Dollhouse tells us right from the beginning that it’s a bad wrong thing. Even without the overt references to human trafficking, the very first engagement Echo goes on she’s someone else’s perfect weekend, a blow-up birthday treat programmed to simulate not only sex but emotions. The brief glimpse of Sierra’s first time she’s wired up like a prime piece of laboratory specimen in a place where they do do awful things to rats. Despite all this the surface gloss of the series rather undermined its disapproving stance. Tonally the pilot had all the dissonance of a forced hybrid of Objects in Space with Charlie’s Angels. It was particularly jarring in the kidnapping story, which hit every emotional note on cue but never convinced physically. Even Eliza’s shoes were wrong. It played like a comic book version of the things even standard cop shows do more convincingly. Maybe because they are all cop shows now - mysterious private agencies, even morally ambiguous private agencies, belong in the sixties or certainly pre-recession. No-one believes in billionaires right now.
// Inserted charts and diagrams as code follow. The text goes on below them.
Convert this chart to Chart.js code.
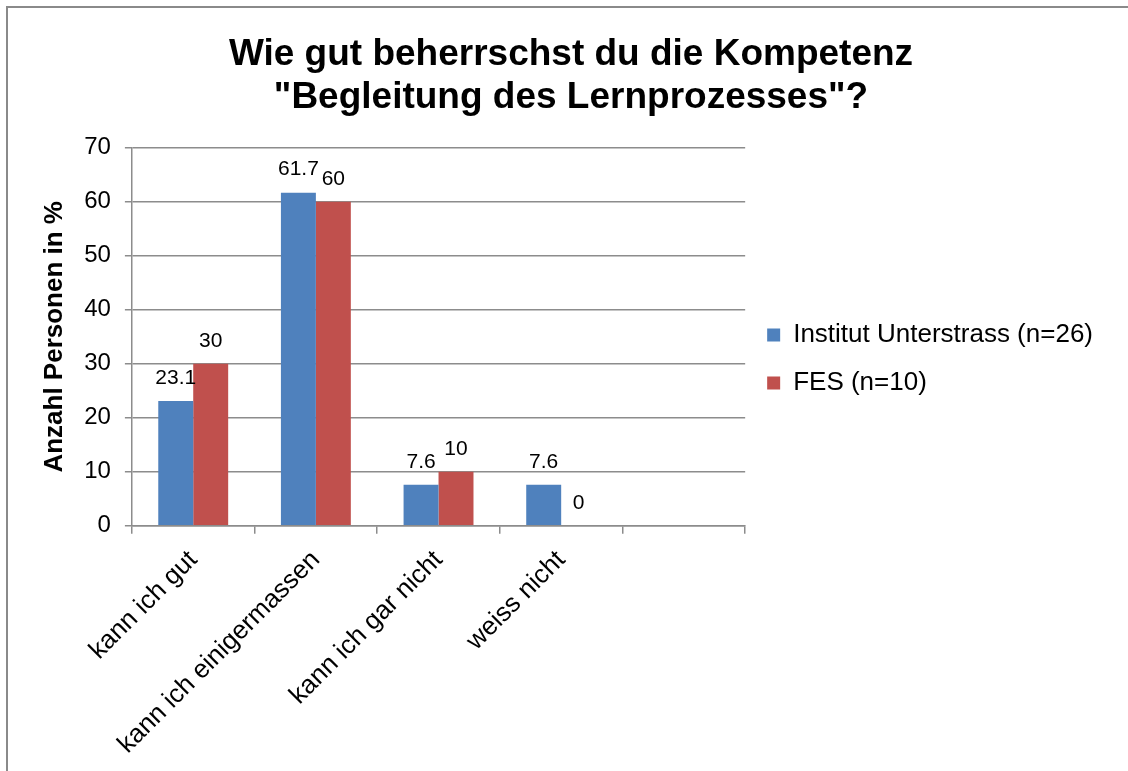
<!DOCTYPE html>
<html>
<head>
<meta charset="utf-8">
<script src="https://cdn.jsdelivr.net/npm/chart.js@4"></script>
<style>
html, body { margin: 0; padding: 0; background: #fff; }
#wrap { position: relative; width: 1128px; height: 771px; }
#frame { position: absolute; left: 6px; top: 6px; right: 0; bottom: -10px; border-left: 2px solid #8a8a8a; border-top: 2px solid #8a8a8a; pointer-events: none; }
</style>
</head>
<body>
<div id="wrap">
<canvas id="myChart" width="1128" height="771"></canvas>
<div id="frame"></div>
</div>
<script>
const categories = ['kann ich gut', 'kann ich einigermassen', 'kann ich gar nicht', 'weiss nicht', ''];
const unterstrass = [23.1, 61.7, 7.6, 7.6, null];
const fes = [30, 60, 10, 0, null];
const seriesNames = ['Institut Unterstrass (n=26)', 'FES (n=10)'];
const titleLines = ['Wie gut beherrschst du die Kompetenz', '"Begleitung des Lernprozesses"?'];
const yTitle = 'Anzahl Personen in %';
const FONT = "'Liberation Sans', Arial, sans-serif";
const gridColor = '#8c8c8c';

// draws the value above each bar
const valueLabels = {
    id: 'valueLabels',
    afterDatasetsDraw(chart) {
        const ctx = chart.ctx;
        ctx.save();
        ctx.font = '21px ' + FONT;
        ctx.fillStyle = '#000';
        ctx.textAlign = 'center';
        ctx.textBaseline = 'middle';
        chart.data.datasets.forEach(function (ds, i) {
            chart.getDatasetMeta(i).data.forEach(function (bar, j) {
                if (ds.data[j] === null) return;
                ctx.fillText(String(ds.data[j]), bar.x, bar.y - 23);
            });
        });
        ctx.restore();
    }
};

const ctx = document.getElementById('myChart');
const myChart = new Chart(ctx, {
    type: 'bar',
    data: {
        labels: categories,
        datasets: [{
            label: seriesNames[0],
            data: unterstrass,
            backgroundColor: '#4F81BD',
            categoryPercentage: 0.57,
            barPercentage: 1.0
        }, {
            label: seriesNames[1],
            data: fes,
            backgroundColor: '#C0504D',
            categoryPercentage: 0.57,
            barPercentage: 1.0
        }]
    },
    plugins: [valueLabels],
    options: {
        responsive: false,
        animation: false,
        layout: {
            padding: { left: 39, right: 25, top: 14, bottom: 0 }
        },
        scales: {
            x: {
                grid: {
                    display: true,
                    drawOnChartArea: false,
                    color: gridColor,
                    lineWidth: 1.5,
                    tickLength: 8
                },
                border: { color: gridColor, width: 1.5 },
                ticks: {
                    color: '#000',
                    padding: 11,
                    maxRotation: 45,
                    minRotation: 45,
                    font: { size: 26, family: FONT }
                }
            },
            y: {
                min: 0,
                max: 70,
                grid: {
                    color: gridColor,
                    lineWidth: 1.5,
                    tickLength: 7
                },
                border: { color: gridColor, width: 1.5 },
                ticks: {
                    stepSize: 10,
                    color: '#000',
                    padding: 14,
                    font: { size: 24, family: FONT }
                },
                title: {
                    display: true,
                    text: yTitle,
                    color: '#000',
                    padding: { top: 0, bottom: 0 },
                    font: { size: 26, weight: 'bold', family: FONT }
                }
            }
        },
        plugins: {
            tooltip: { enabled: false },
            title: {
                display: true,
                text: titleLines,
                color: '#000',
                padding: { top: 19, bottom: 29 },
                font: { size: 37, weight: 'bold', family: FONT, lineHeight: 1.16 }
            },
            legend: {
                position: 'right',
                align: 'start',
                maxWidth: 400,
                title: {
                    display: true,
                    text: ' ',
                    padding: 137,
                    font: { size: 10 }
                },
                labels: {
                    color: '#000',
                    boxWidth: 13,
                    boxHeight: 13,
                    padding: 22,
                    font: { size: 26, family: FONT }
                }
            }
        }
    }
});
</script>
</body>
</html>
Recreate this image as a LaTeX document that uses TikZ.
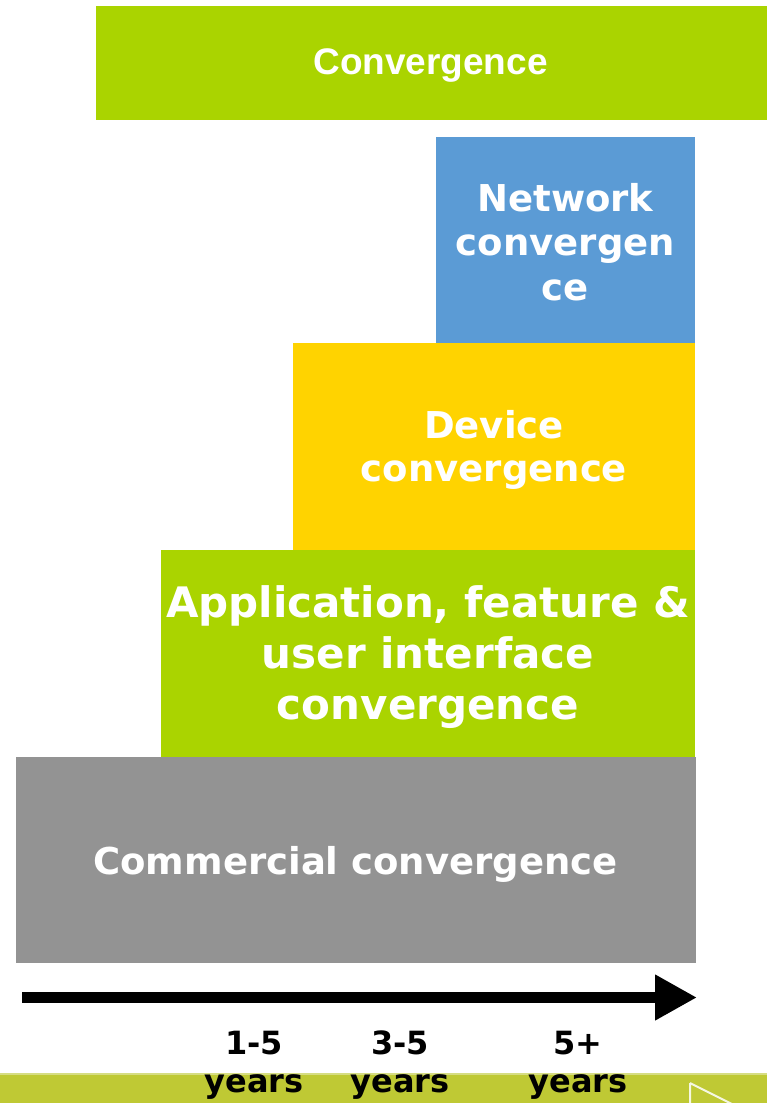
\documentclass[tikz,border=0pt]{standalone}
\usepackage{fontspec}
\usetikzlibrary{arrows.meta}
\newfontfamily\verd{DejaVu Sans}
\newfontfamily\arial{Liberation Sans}
\definecolor{cgreen}{RGB}{170,212,0}
\definecolor{cblue}{RGB}{91,155,213}
\definecolor{cyellow}{RGB}{255,211,0}
\definecolor{cgray}{RGB}{147,147,147}
\definecolor{cbar}{RGB}{191,201,52}
\definecolor{cbarline}{RGB}{214,221,130}
\tikzset{
  blk/.style={draw=none, anchor=north west, inner sep=0pt},
  lbl/.style={text=white, align=center, inner sep=0pt},
  yrs/.style={text=black, align=center, inner sep=0pt, font=\verd\bfseries\fontsize{32}{38}\selectfont},
}
\begin{document}
\begin{tikzpicture}[x=1pt,y=-1pt]
\useasboundingbox (0,0) rectangle (767,1103);
\clip (0,0) rectangle (767,1103);
% boxes
\node[blk, fill=cgreen, minimum width=671pt, minimum height=114pt] (conv) at (96,6) {};
\node[blk, fill=cblue, minimum width=259pt, minimum height=206pt] (net) at (436,137) {};
\node[blk, fill=cyellow, minimum width=402pt, minimum height=207pt] (dev) at (293,343) {};
\node[blk, fill=cgreen, minimum width=534pt, minimum height=207pt] (app) at (161,550) {};
\node[blk, fill=cgray, minimum width=680pt, minimum height=206pt] (com) at (16,757) {};
% labels
\node[lbl, font=\arial\bfseries\fontsize{37}{42}\selectfont] (convt) at (430.5,66) {Convergence};
\node[lbl, font=\verd\bfseries\fontsize{37}{44.5}\selectfont] (nett) at (565.5,242) {Network\\convergen\\ce};
\node[lbl, font=\verd\bfseries\fontsize{37}{43}\selectfont] (devt) at (494,450) {Device\\convergence};
\node[lbl, font=\verd\bfseries\fontsize{42}{51}\selectfont] (appt) at (428,657) {Application, feature \&\\user interface\\convergence};
\node[lbl, font=\verd\bfseries\fontsize{37}{42}\selectfont] (comt) at (355.5,864) {Commercial convergence};
% timeline arrow
\coordinate (t0) at (22,997.5);
\coordinate (t1) at (697,997.5);
\draw[line width=11pt, -{Triangle[length=42pt,width=43pt]}] (t0) -- (t1);
% bottom bar
\fill[cbar] (0,1073) rectangle (767,1103);
\draw[cbarline, line width=1.5pt] (0,1073.75) -- (767,1073.75);
\draw[white!85!cbar, line width=2pt] (690,1083) -- (770,1123) (690,1083) -- (690,1110);
% years
\node[yrs] (y1) at (254,1065) {1-5\\years};
\node[yrs] (y2) at (400,1065) {3-5\\years};
\node[yrs] (y3) at (578,1065) {5+\\years};
\end{tikzpicture}
\end{document}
I’m being critical because the show did promise to be about power. What men want to do to women and what very rich people expect to do to the merely middle class but also about the temptations for those with relatively little power to give up what little they have. For someone to look after them. It can still do that but I think they need to avoid basing engagements on grittier genre fare, the discrepancies are too glaring.
For all the complaints that the dolls would be impossible to root for I already feel interested in Echo/Caroline, I think Dushku’s strong personality works well here given that she’s supposed not to be so easily erased. Lead (and executive producer) aside, the most promising parts of the show relate to the Dollhouse itself. Who runs them and what else might they want this technology for? Where do they get the downloaded personalities that Topher amalgates and does he see himself as an artist or a technician? In what capacity did Adele know Caroline before she became Echo? What convinced Boyd and Amy Acker’s characters to do the jobs they do? How blank are the blank slates and what capacity do they have to re-write themselves? Do they want to?